My head has occupied a strange space in the last year. I’ve been excavating my guts, so to speak – taking a look at what is inside of me – what parts I want to keep, what parts I want to toss out. Truthfully, I am still on this archaeological dig of sorts. Equally, I feel like I’ve been swimming in the depths of the ocean, seeking out treasure, finding some gold and some trash – torn fishing nets and sails, being amazed at all I see – things I knew existed in the ocean and other creatures I never imagined.
The other morning as I woke, a voice entered my head. The voice said, clear as day, “This is enough,” a command to move forward. And when I heard that voice, I immediately felt the sensation of coming up from water – a blast of air hit my face, I blinked water out of my eyes, my hair clung heavy to my scalp.

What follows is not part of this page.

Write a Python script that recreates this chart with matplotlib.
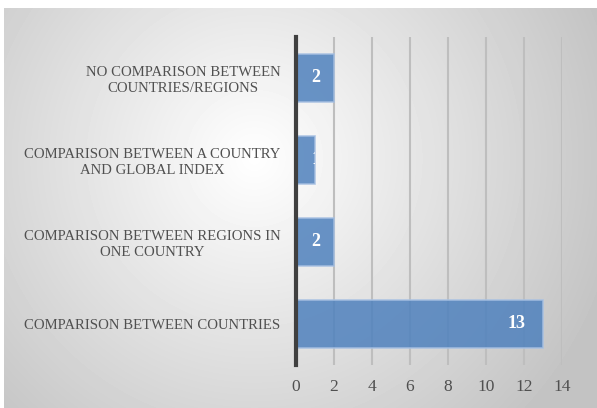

What prompted this digging/swimming? (For any astrology-savvy friends – my sun sign Capricorn is ruled by the element earth, but I think my moon sign is Aquarius- ruled by water.) It’s difficult to say exactly what – because along with, or perhaps as part of, the digging/swimming, I’ve been – as I announced to my friend e. recently – having a second childhood. She asked, “Did you ever feel like you grew up?” Never having considered this question before, I was still able to answer promptly, “Not until I realized I’ve been acting like a child again. And then I knew I’d grown up somehow at some point.”
The weather inside of myself has been changing. 2008 will be about embracing adulthood, but also embracing what is at my core, rather than telling myself that what is authentic to my core is childish or unrealistic. 2008 will be about finding the balance between joy and melancholy. It will be letting creative productivity and my social-self (myself as a friend) be the pivot on which I balance my life.